WORK: Music: > Siempre Y Para Siempre
Siempre Y Para Siempre
Tribal Guarachero in Monterrey
featured in FADER 69
story by Jace Clayton
The music is tribal guarachero—clubbed out sounds that draw on regional folk songs and post-emo culture, cholo attitude and electro-house to create the distinctly Mexican sounds of the 21st century’s newest music.
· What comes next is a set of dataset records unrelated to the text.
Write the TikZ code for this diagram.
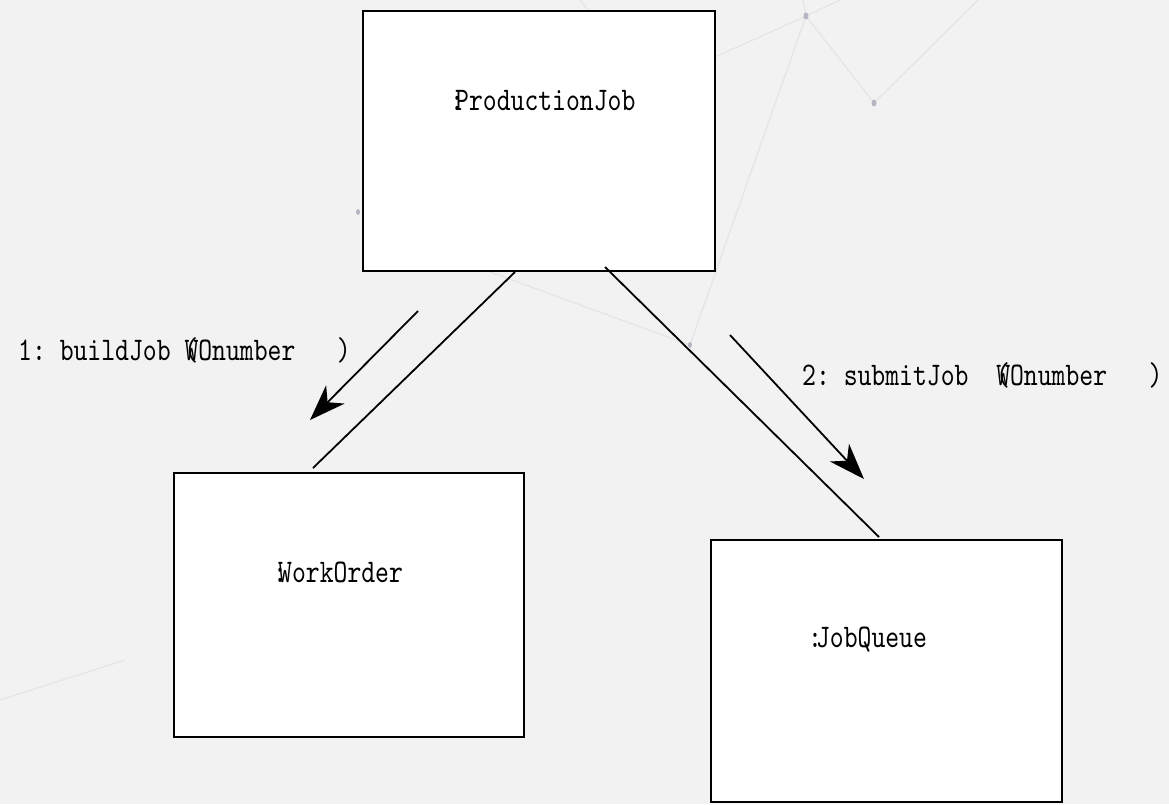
\documentclass[tikz,border=0pt]{standalone}
\usepackage{fontspec}
\newfontfamily\lmt[FakeStretch=0.8]{lmmono10-regular.otf}
\usetikzlibrary{arrows.meta}
\definecolor{bg}{HTML}{F2F2F2}
\definecolor{faint}{HTML}{E4E4E9}
\definecolor{dotc}{HTML}{B4B6C2}
\newcommand{\ovl}[2]{\rlap{#1}#2}
\tikzset{
  obj/.style={draw=black, fill=white, line width=2pt},
  lbl/.style={font=\fontsize{33}{36}\selectfont\lmt, inner sep=0pt, anchor=base west},
  link/.style={line width=1.8pt},
  msg/.style={line width=1.8pt, -{Stealth[length=36pt, width=26pt, inset=11pt]}},
  bgline/.style={faint, line width=1.2pt}
}
\begin{document}
\begin{tikzpicture}[x=1pt,y=-1pt]
\fill[bg] (0,0) rectangle (1169,804);
\useasboundingbox (0,0) rectangle (1169,804);
% faint background network
\draw[bgline] (0,700) -- (125,660);
\draw[bgline] (806,16) -- (874,103);
\draw[bgline] (806,16) -- (715,57);
\draw[bgline] (806,16) -- (840,0);
\draw[bgline] (806,16) -- (803,0);
\draw[bgline] (806,16) -- (690,345);
\draw[bgline] (874,103) -- (978,0);
\draw[bgline] (690,345) -- (430,250);
\draw[bgline] (580,0) -- (600,25);
\fill[dotc] (806,16) ellipse (2.5pt and 3.5pt);
\fill[dotc] (874,103) ellipse (2.5pt and 3.5pt);
\fill[dotc] (358,212) ellipse (2pt and 3pt);
\fill[dotc] (690,345) ellipse (2pt and 3pt);
% objects
\draw[obj] (363,11) rectangle (715,271);
\draw[obj] (174,473) rectangle (524,737);
\draw[obj] (711,540) rectangle (1062,802);
\node[lbl] (pj) at (455,110) {\ovl{\kern-5pt:}{ProductionJob}};
\node[lbl] (wo) at (278,582) {\ovl{\kern-5pt:}{WorkOrder}};
\node[lbl] (jq) at (808,647) {:\kern-6pt JobQueue};
\coordinate (pjA) at (515,272);
\coordinate (woT) at (313,468);
\coordinate (pjB) at (605,267);
\coordinate (jqT) at (879,537);
\draw[link] (pjA) -- (woT);
\draw[link] (pjB) -- (jqT);
\coordinate (m1s) at (418,311);
\coordinate (m1e) at (310,420);
\coordinate (m2s) at (730,335);
\coordinate (m2e) at (864,479);
\draw[msg] (m1s) -- (m1e);
\draw[msg] (m2s) -- (m2e);
\node[lbl] (l1) at (18,360) {1:\ buildJob\ \ovl{(}{WOnumber}\ \ \ )};
\node[lbl] (l2) at (802,385) {2:\ submitJob\ \ \ovl{(}{WOnumber}\ \ \ )};
\end{tikzpicture}
\end{document}
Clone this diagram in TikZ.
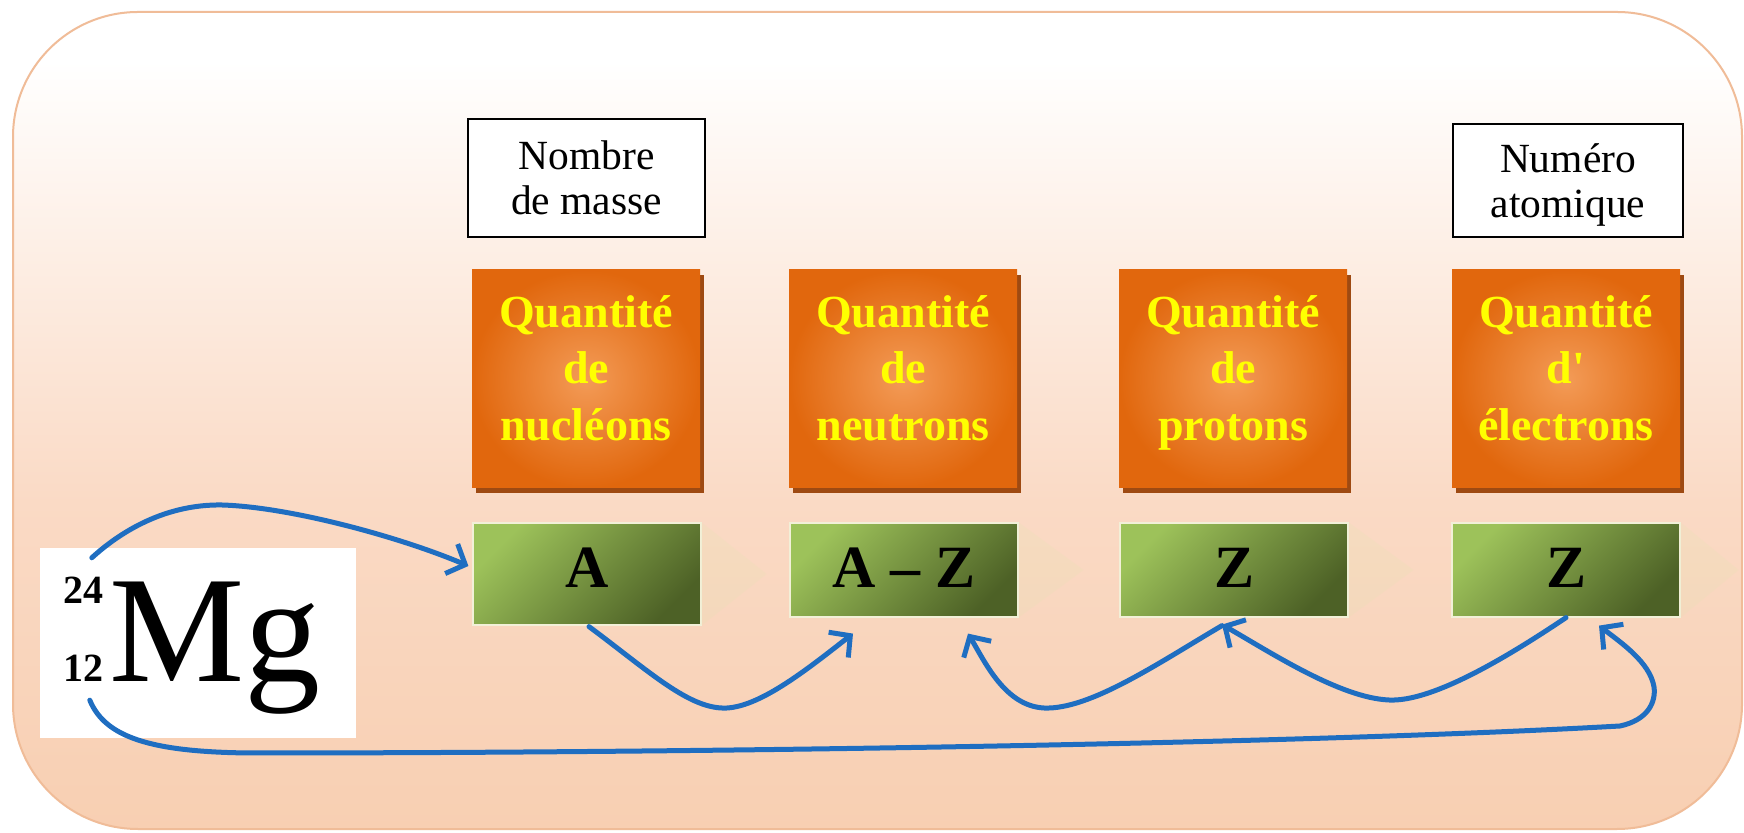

(for full text check out FADER 69)
Every Sunday afternoon, roughly 4000 teens gather at the ArcoIris club in downtown Monterrey. Standing outside the venue’s nondescript doorways, it’s impossible to guess what’s happening inside. Twin brothers in clown makeup sit on the curb, too poor to enter. Admission costs about $3 for boys, $2 for girls. Baldhead cholos with their eyebrows shaved off walk by wearing near-identical brown button-up shirts and oversized khaki shorts, their white socks pulled high. A woman in a Saint Judas T-shirt sells loose cigarettes, amaranth bars, and tiny plastic-wrapped studs so the kids can customize their piercings before entering. The boys pay more attention (and money) to their hairdos and clothes than the girls, who gravitate towards halter-tops and hot pants—sexy/functional for the sticky, 100-degree heat.
The teen tribes all find meaning in this new music. There are also los Texas, Monterrey’s take on the cholo style; los fachas, emos with a punky edge; reggaetoneros and more. The most wildstyle are los Colombianos, hood fashion visionaries who gel their hair into extravagant spiked sideburns with big patches shaved away, dressing baggy and colorful, with suspenders, high-perched baseball caps, and Virgin de Guadalupe accessories. The “Colombians” exude gangsta Catholic manga vibes from a decidedly street perspective.
Inside Arco, Rincon’s DJ partner Sheeqo spins first, with Harry Potter projected behind him and the club’s co-ed dance squad in front. You can’t see the stage from entire wings of the club, but the party rages there, too. Wildy unmodulated, post-pubescent sexuality and hyperkinetic adolescent energy reach new peaks with the tribal beats. There is no norm. A boy who can’t be more than nine grinds with a girl nearly twice his size and age. The dancers’ cages are open to all: they fill with a fearless range of body types, and it’s all being documented via cellphone pics. Many kids don’t have computers or regular internet access, but everybody here sweats Fotolog, and its social network of floggers from all over the world. “It’s the easiest way to get known in Monterrey,” says Rincon. The Sunday parties provide extra incentive to upload photos of their looks and lives as a mad acceleration of fashion paralleling the evolving music.